Page137
Philippe Oechslin describes this challenge in his paper “Making a Faster Cryptanalytic Time-Memory Trade-Off”: “Cryptanalytic attacks based on exhaustive search need a lot of computing power or a lot of time to complete. When the same attack has to be carried out multiple times, it may be possible to execute the exhaustive search in advance and store all results in memory. Once this precomputation is done, the attack can be carried out almost instantly. Alas, this method is not practicable because of the large amount of memory needed.”
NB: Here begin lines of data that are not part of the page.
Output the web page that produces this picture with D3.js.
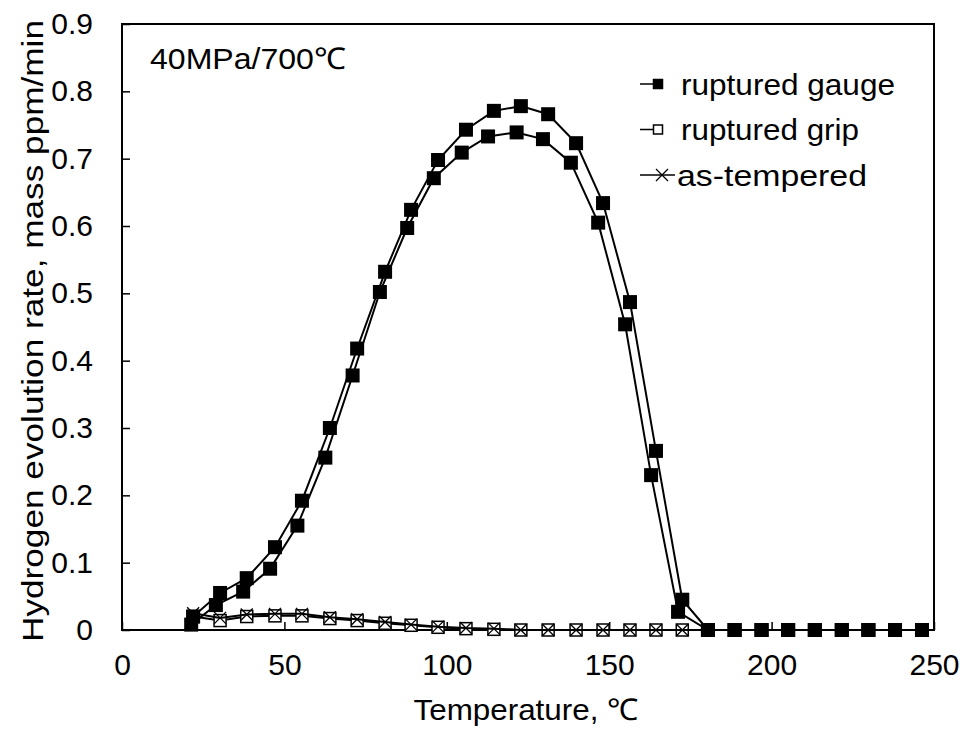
<!DOCTYPE html>
<html>
<head>
<meta charset="utf-8">
<script src="https://cdn.jsdelivr.net/npm/d3@7"></script>
<style>
  body { margin: 0; background: #fff; overflow: hidden; }
  svg { display: block; }
  text { font-family: "Liberation Sans", Arial, sans-serif; fill: #000; }
</style>
</head>
<body>
<svg width="968" height="735"></svg>
<script>
// temperatures (°C)
const temps = [21.9, 30.2, 38.4, 47.1, 55.4, 64.0, 72.4, 81.0, 89.0, 97.3, 105.9, 114.5,
  122.8, 131.2, 139.8, 148.1, 156.4, 164.4, 172.5, 180.4, 188.6, 196.9, 205.1, 213.3,
  221.6, 229.8, 238.0, 246.3];
const temps2 = [21.3, 28.9, 37.3, 45.6, 54.0, 62.6, 71.0, 79.4, 87.8, 96.0, 104.6, 112.7,
  121.5, 129.6, 138.2, 146.6, 154.9, 162.9, 171.2, 180.4, 188.6, 196.9, 205.1, 213.3,
  221.6, 229.8, 238.0, 246.3];

const gauge1 = [0.020, 0.055, 0.077, 0.123, 0.192, 0.300, 0.418, 0.532, 0.624, 0.698, 0.743, 0.771,
  0.778, 0.766, 0.723, 0.634, 0.487, 0.266, 0.045, 0, 0, 0, 0, 0, 0, 0, 0, 0];
const gauge2 = [0.008, 0.037, 0.057, 0.091, 0.155, 0.256, 0.378, 0.502, 0.597, 0.671, 0.709, 0.733,
  0.739, 0.729, 0.694, 0.605, 0.454, 0.230, 0.027, 0, 0, 0, 0, 0, 0, 0, 0, 0];
const grip = [0.020, 0.014, 0.020, 0.021, 0.021, 0.017, 0.014, 0.010, 0.007, 0.004, 0.002, 0.001,
  0, 0, 0, 0, 0, 0, 0, 0, 0, 0, 0, 0, 0, 0, 0, 0];
const asTempered = [0.025, 0.018, 0.023, 0.024, 0.024, 0.019, 0.016, 0.012, 0.008, 0.005, 0.003, 0.002,
  0, 0, 0, 0, 0, 0, 0, 0, 0, 0, 0, 0, 0, 0, 0, 0];

const xTicks = [0, 50, 100, 150, 200, 250];
const yTicks = [0, 0.1, 0.2, 0.3, 0.4, 0.5, 0.6, 0.7, 0.8, 0.9];
const legendNames = ['ruptured gauge', 'ruptured grip', 'as-tempered'];

const svg = d3.select('svg');
const margin = {top: 24, right: 34, bottom: 105, left: 122};
const width = +svg.attr('width');
const height = +svg.attr('height');
const innerWidth = width - margin.left - margin.right;
const innerHeight = height - margin.top - margin.bottom;

const x = d3.scaleLinear().domain([0, 250]).range([0, innerWidth]);
const y = d3.scaleLinear().domain([0, 0.9]).range([innerHeight, 0]);

const g = svg.append('g').attr('transform', `translate(${margin.left},${margin.top})`);

// axes, ticks pointing inward
const xAxis = g.append('g').attr('transform', `translate(0,${innerHeight})`)
  .call(d3.axisBottom(x).tickValues(xTicks).tickSizeInner(-8).tickSizeOuter(0).tickPadding(24));
const yAxis = g.append('g')
  .call(d3.axisLeft(y).tickValues(yTicks).tickSizeInner(-8).tickSizeOuter(0).tickPadding(29)
    .tickFormat(d => d === 0 ? '0' : d3.format('.1f')(d)));
[xAxis, yAxis].forEach(a => {
  a.select('.domain').remove();
  a.selectAll('line').attr('stroke', '#000').attr('stroke-width', 1.5);
  a.selectAll('text').style('font-size', '30px').attr('fill', '#000');
});

// frame
g.append('rect').attr('width', innerWidth).attr('height', innerHeight)
  .attr('fill', 'none').attr('stroke', '#000').attr('stroke-width', 2);

const line = d3.line().x(d => x(d[0])).y(d => y(d[1]));

function drawSeries(ts, vals, kind) {
  const pts = ts.map((t, i) => [t, vals[i]]);
  g.append('path').datum(pts).attr('d', line)
    .attr('fill', 'none').attr('stroke', '#000').attr('stroke-width', 2);
  drawMarkers(g, pts.map(p => [x(p[0]), y(p[1])]), kind, 1);
}

function drawMarkers(sel, pts, kind, k) {
  pts.forEach(([px, py]) => {
    if (kind === 'filled') {
      const s = 7 * k;
      sel.append('rect').attr('x', px - s).attr('y', py - s).attr('width', 2 * s).attr('height', 2 * s)
        .attr('fill', '#000');
    } else if (kind === 'open') {
      const s = 6 * k;
      sel.append('rect').attr('x', px - s).attr('y', py - s).attr('width', 2 * s).attr('height', 2 * s)
        .attr('fill', '#fff').attr('stroke', '#000').attr('stroke-width', 1.5);
    } else {
      const s = 6 * k;
      sel.append('path').attr('d', `M${px - s},${py - s}L${px + s},${py + s}M${px - s},${py + s}L${px + s},${py - s}`)
        .attr('stroke', '#000').attr('stroke-width', 1.3);
    }
  });
}

drawSeries(temps, grip, 'open');
drawSeries(temps, asTempered, 'cross');
drawSeries(temps2, gauge2, 'filled');
drawSeries(temps, gauge1, 'filled');

// legend
const kinds = ['filled', 'open', 'cross'];
const legendLen = [214, 178, 190];
legendNames.forEach((name, i) => {
  const ly = 60 + i * 45.5;
  const lg = g.append('g');
  const cross = kinds[i] === 'cross';
  lg.append('line').attr('x1', 518).attr('x2', cross ? 553 : 531).attr('y1', ly).attr('y2', ly)
    .attr('stroke', '#000').attr('stroke-width', 1.5);
  drawMarkers(lg, [[cross ? 540 : 536, ly]], kinds[i], cross ? 1 : 0.75);
  lg.append('text').attr('x', cross ? 555 : 559).attr('y', ly).attr('dy', '0.36em')
    .attr('textLength', legendLen[i]).attr('lengthAdjust', 'spacingAndGlyphs')
    .style('font-size', '30px').text(name);
});

// condition label
g.append('text').attr('x', 28).attr('y', 45)
  .attr('textLength', 196).attr('lengthAdjust', 'spacingAndGlyphs')
  .style('font-size', '30px').text('40MPa/700℃');

// axis titles
svg.append('text').attr('x', margin.left + innerWidth / 2 - 2).attr('y', 720)
  .attr('text-anchor', 'middle')
  .attr('textLength', 225).attr('lengthAdjust', 'spacingAndGlyphs')
  .style('font-size', '30px').text('Temperature, ℃');
svg.append('text').attr('transform', `translate(43,${margin.top + innerHeight / 2 + 4}) rotate(-90)`)
  .attr('text-anchor', 'middle')
  .attr('textLength', 622).attr('lengthAdjust', 'spacingAndGlyphs')
  .style('font-size', '30px').text('Hydrogen evolution rate, mass ppm/min');
</script>
</body>
</html>
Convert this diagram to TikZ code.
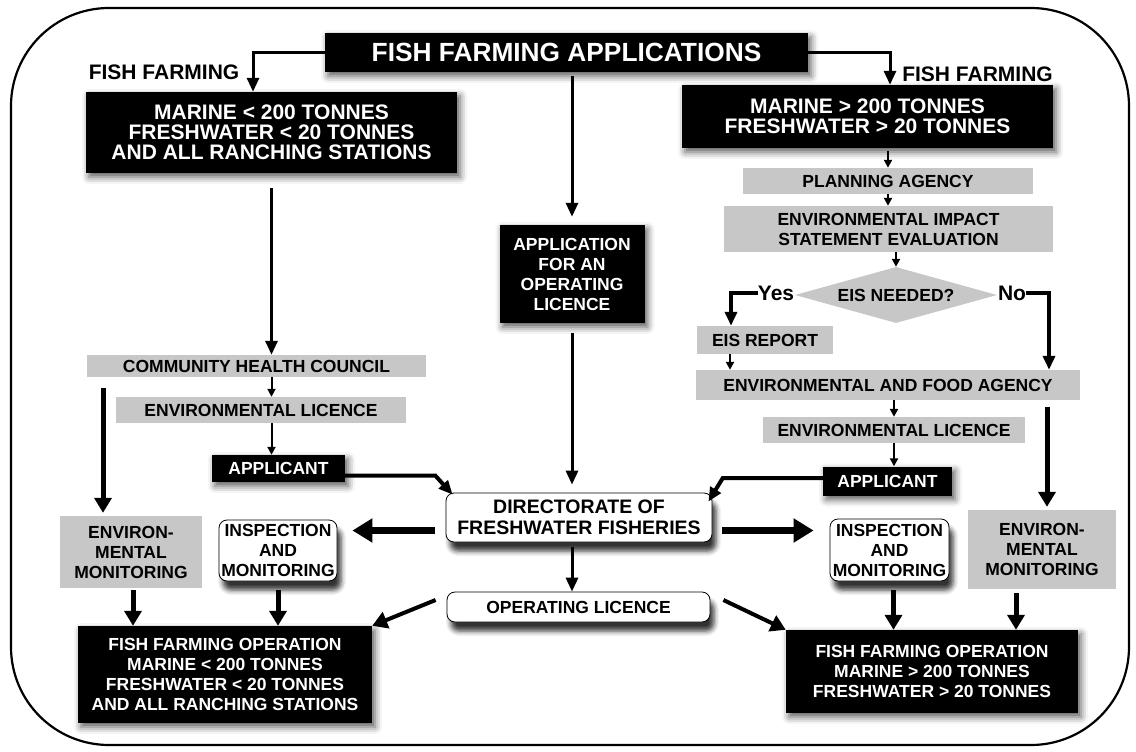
\documentclass[tikz,border=0pt]{standalone}
\usepackage{fontspec}
\setmainfont{Liberation Sans}
\usetikzlibrary{arrows.meta,calc,shapes.geometric,shadows.blur}
\tikzset{
  txt/.style={font=\bfseries\fontsize{17.5}{20}\selectfont,align=center,inner sep=0pt},
  txtbig/.style={font=\bfseries\fontsize{21}{20}\selectfont,align=center,inner sep=0pt},
  blk/.style={txt,fill=black,text=white,
    blur shadow={shadow xshift=3pt,shadow yshift=-4pt,shadow blur radius=7pt,shadow opacity=65}},
  gry/.style={txt,fill=black!22},
  wht/.style={txt,draw,fill=white,line width=.8pt,rounded corners=8pt,
    blur shadow={shadow xshift=4pt,shadow yshift=-9pt,shadow blur radius=5pt,shadow opacity=80}},
  arS/.style={line width=2pt,-{Triangle[width=8pt,length=8pt]}},
  arM/.style={line width=3pt,-{Triangle[width=12pt,length=14pt]}},
  arB/.style={line width=5pt,-{Triangle[width=17pt,length=15pt]}},
  arH/.style={line width=7pt,-{Triangle[width=23pt,length=20pt]}}
}
\begin{document}
\begin{tikzpicture}[x=1pt,y=-1pt]
  \useasboundingbox (0,0) rectangle (1136,752);
  \draw[line width=2.2pt,rounded corners=98pt] (11,8) rectangle (1129,745);

  \node[blk,font=\bfseries\fontsize{26.3}{28}\selectfont,minimum width=483pt,minimum height=39pt] (title) at (566.5,52.5) {FISH FARMING APPLICATIONS};
  \node[txtbig] (lblL) at (164,72) {FISH FARMING};
  \node[txtbig] (lblR) at (977.5,74) {FISH FARMING};
  \node[blk,txtbig,text=white,minimum width=371pt,minimum height=81pt] (boxL) at (271.5,132.5) {MARINE < 200 TONNES\\FRESHWATER < 20 TONNES\\AND ALL RANCHING STATIONS};
  \node[blk,txtbig,text=white,minimum width=371pt,minimum height=63pt] (boxR) at (867.5,116.5) {MARINE > 200 TONNES\\FRESHWATER > 20 TONNES};
  \node[blk,minimum width=145pt,minimum height=98pt] (app) at (572,274) {APPLICATION\\FOR AN\\OPERATING\\LICENCE};

  \node[gry,minimum width=339pt,minimum height=22pt] (chc) at (256.5,366) {COMMUNITY HEALTH COUNCIL};
  \node[gry,minimum width=290pt,minimum height=26pt] (licL) at (261,410) {ENVIRONMENTAL LICENCE};
  \node[blk,minimum width=133pt,minimum height=27pt] (applL) at (278.5,468.5) {APPLICANT};
  \node[gry,minimum width=142pt,minimum height=72pt] (monL) at (131,552) {ENVIRON-\\MENTAL\\MONITORING};
  \node[wht,minimum width=118pt,minimum height=61pt] (inspL) at (278,550.5) {INSPECTION\\AND\\MONITORING};

  \node[wht,font=\bfseries\fontsize{19.5}{21}\selectfont,minimum width=266pt,minimum height=49pt] (dir) at (579,517.5) {DIRECTORATE OF\\FRESHWATER FISHERIES};
  \node[wht,minimum width=263pt,minimum height=30pt] (oplic) at (578.5,607) {OPERATING LICENCE};
  \node[blk,minimum width=294pt,minimum height=97pt] (opL) at (225,674.5) {FISH FARMING OPERATION\\MARINE < 200 TONNES\\FRESHWATER < 20 TONNES\\AND ALL RANCHING STATIONS};
  \node[blk,minimum width=292pt,minimum height=83pt] (opR) at (932,671.5) {FISH FARMING OPERATION\\MARINE > 200 TONNES\\FRESHWATER > 20 TONNES};

  \node[gry,minimum width=290pt,minimum height=26pt] (plan) at (888,181) {PLANNING AGENCY};
  \node[gry,minimum width=329pt,minimum height=46pt] (eval) at (888.5,229) {ENVIRONMENTAL IMPACT\\STATEMENT EVALUATION};
  \node[gry,diamond,aspect=3.6,minimum width=202pt,minimum height=56pt] (need) at (896,295) {EIS NEEDED?};
  \node[txtbig,font=\bfseries\fontsize{21}{21}\selectfont] (yes) at (776,293) {Yes};
  \node[txtbig,font=\bfseries\fontsize{21}{21}\selectfont] (no) at (1012,293) {No};
  \node[gry,minimum width=136pt,minimum height=28pt] (eis) at (765,340) {EIS REPORT};
  \node[gry,minimum width=384pt,minimum height=30pt] (food) at (888,385) {ENVIRONMENTAL AND FOOD AGENCY};
  \node[gry,minimum width=262pt,minimum height=26pt] (licR) at (894,430) {ENVIRONMENTAL LICENCE};
  \node[blk,minimum width=129pt,minimum height=29pt] (applR) at (887.5,481) {APPLICANT};
  \node[wht,minimum width=119pt,minimum height=62pt] (inspR) at (889.5,550) {INSPECTION\\AND\\MONITORING};
  \node[gry,minimum width=148pt,minimum height=79pt] (monR) at (1042,549.5) {ENVIRON-\\MENTAL\\MONITORING};

  \draw[arM] (title.west) -| ([xshift=-18.5pt]boxL.north);
  \draw[arM] (title.east) -| ([xshift=22.5pt]boxR.north);
  \draw[arM,shorten <=4pt,shorten >=8pt] (app.north |- title.south) -- (app.north);
  \draw[arM,shorten <=10pt,shorten >=8pt] (app.south) -- (app.south |- dir.north);

  \draw[arM,shorten <=15pt] (boxL.south) -- (boxL.south |- chc.north);
  \draw[arS] (boxL.south |- chc.south) -- (boxL.south |- licL.north);
  \draw[arS] (boxL.south |- licL.south) -- (boxL.south |- applL.north);
  \draw[arM,line width=4pt] ([yshift=-7pt]applL.east) -- ++(90pt,0) -- ([xshift=7pt,yshift=-2pt]dir.north west);
  \draw[arB,shorten <=11pt,shorten >=3pt] ([xshift=-28pt]monL.north |- chc.south) -- ([xshift=-28pt]monL.north);

  \draw[arS,shorten <=3pt] (plan.north |- boxR.south) -- (plan.north);
  \draw[arS] (plan.south) -- (plan.south |- eval.north);
  \draw[arS] (need.north |- eval.south) -- (need.north);
  \draw[arM,line width=4pt] (yes.west) -| ([xshift=-34pt]eis.north);
  \draw[arM,line width=4pt] (no.east) -| ([xshift=161pt]food.north);
  \draw[arS] ([xshift=-35pt]eis.south) -- ([xshift=-35pt]eis.south |- food.north);
  \draw[arS] (licR.north |- food.south) -- (licR.north);
  \draw[arS] (licR.south) -- (licR.south |- applR.north);
  \draw[arM,line width=4pt] ([yshift=3pt]applR.west) -- ++(-100pt,0) -- ([xshift=-4pt,yshift=-9pt]dir.north east);
  \draw[arB,shorten <=7pt,shorten >=3pt] ([xshift=5pt]monR.north |- food.south) -- ([xshift=5pt]monR.north);

  \draw[arH,shorten <=11pt,shorten >=15pt] ([yshift=-13pt]dir.west) -- ([yshift=-13pt]dir.west -| inspL.east);
  \draw[arH,shorten <=10pt,shorten >=16pt] ([yshift=-13pt]dir.east) -- ([yshift=-13pt]dir.east -| inspR.west);
  \draw[arM,shorten <=5pt] ([xshift=-7pt]dir.south) -- ([xshift=-7pt]dir.south |- oplic.north);
  \draw[arB,line width=4pt] ([xshift=-11pt,yshift=7pt]oplic.west) -- (opL.north east);
  \draw[arB,line width=4pt] ([xshift=13pt,yshift=7pt]oplic.east) -- (opR.north west);

  \draw[arB,shorten <=2pt] ([xshift=2pt]monL.south) -- ([xshift=2pt]monL.south |- opL.north);
  \draw[arB,shorten <=9pt] (inspL.south) -- (inspL.south |- opL.north);
  \draw[arB,shorten <=9pt] ([xshift=4pt]inspR.south) -- ([xshift=4pt]inspR.south |- opR.north);
  \draw[arB,shorten <=4pt] ([xshift=-26pt]monR.south) -- ([xshift=-26pt]monR.south |- opR.north);
\end{tikzpicture}
\end{document}
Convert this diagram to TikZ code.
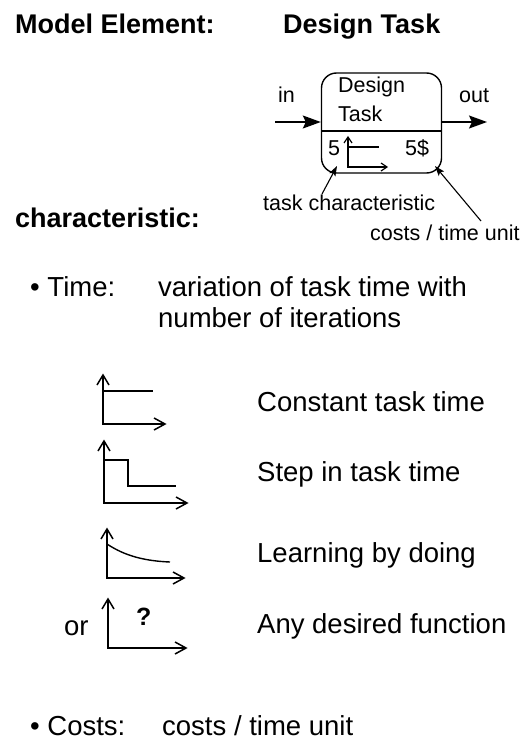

Rainbow tables rely on a clever time/memory tradeoff. This technique was researched by Martin Hellman (of Diffie-Hellman fame) and improved upon by Philippe Oechslin. Long chains of password-hash (plaintext-ciphertext) pairs are connected. Thousands or millions of pairs may be connected into one chain (called a rainbow chain), and many chains may be formed, connected via a reduction function (which takes a hash and converts it into another possible password). At the end, everything in the chain may be removed, except the first and last entry. These chains may be rebuilt as needed, reconstituting all intermediate entries. This saves a large amount of storage, in exchange for some time and CPU cycles.
Known Plaintext
A known plaintext attack relies on recovering and analyzing a matching plaintext and ciphertext pair: the goal is to derive the key that was used. You may be wondering why you would need the key if you already have the plaintext: recovering the key would allow you to decrypt other ciphertexts encrypted with the same key.
Chosen Plaintext and Adaptive Chosen Plaintext
A cryptanalyst chooses the plaintext to be encrypted in a chosen plaintext attack; the goal is to derive the key. Encrypting without knowing the key is done via an “encryption oracle,” or a device that encrypts without revealing the key. This may sound far-fetched, but it is quite practical: a VPN concentrator encrypts plaintext to ciphertext without revealing the key (only users authorized to manage the device may see the key).
Adaptive-chosen plaintext begins with a chosen plaintext attack in round 1. The cryptanalyst then “adapts” further rounds of encryption based on the previous round.